If Brandon had any church history of date earlier than 1848 I have been unable to ascertain it. In that year it
had a Baptist organization, which numbered fifty-two members, and at about that time was served by Elder Thayer
of Burke as pastor, or at least as preacher. L. C. Herrick was pastor also in 1848, and John C. Smith in 1853 and
1854 serving at Burke also. The society was manifestly poor, as it reported to the St. Lawrence Baptist Association
in 1848 that it could not afford to maintain a pastor, but could raise fifty dollars a year for "support of
preaching." In 1855 it reported that some who had been regarded as pillars in the church had left them, and
in 1856 that the church was feeble. In 1857 it reported forty-three members, and after that date no mention of
the Brandon society appears in the association's proceedings.
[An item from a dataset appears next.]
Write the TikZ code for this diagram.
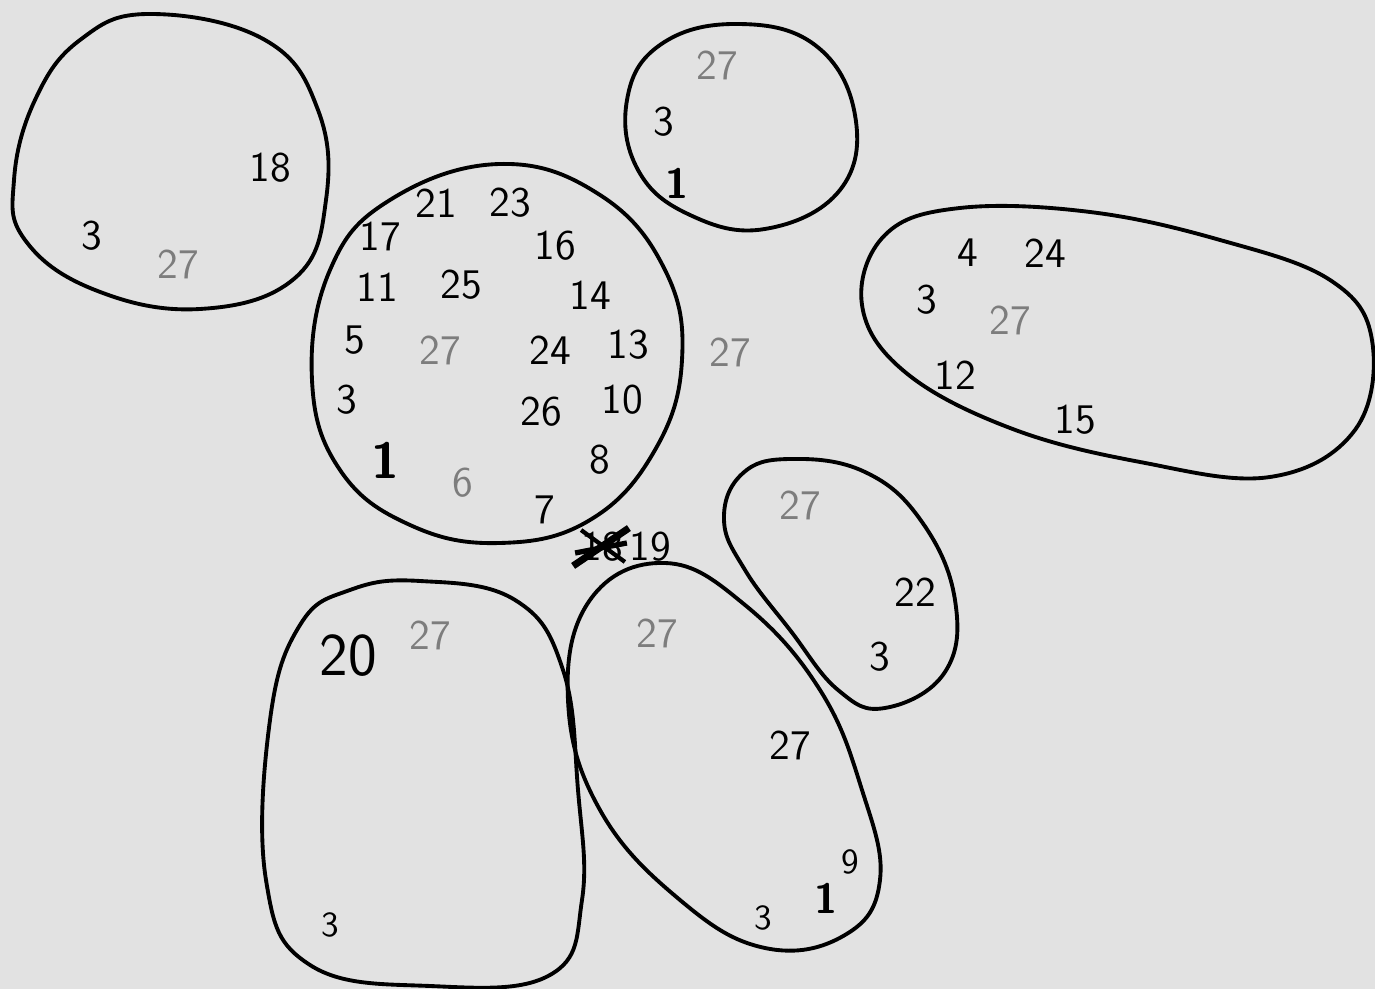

There seems to have been no regular church organization in the town after the collapse of the Baptist society until
1891, when the First Congregational Society of Brandon was incorporated, and a church edifice erected the same
year at Skerry. While the Baptist organization was in existence, and from that time continuously down to 1891,
religious services were held, though usually with considerable irregularity, in school houses in one or another
part of the town sometimes by a clergyman of one denomination, and then by another, from Bangor. Rev. Alonzo Wells
preached there for a time. Since 1891 the church has had a pastor regularly for most of the time, but not exclusively
its own - the Congregational minister at Bangor so serving usually. In 1916 and 1917 before entering the army as
a chaplain Rev. J. B. Webster, of the Malone Baptist church, officiated there Sunday afternoons.
A Holiness church was built near Skerry in 1905. It has a pastor, and enjoys services regularly.
Rev. Father Lauzon of North Bangor officiates at intervals at Reynoldston.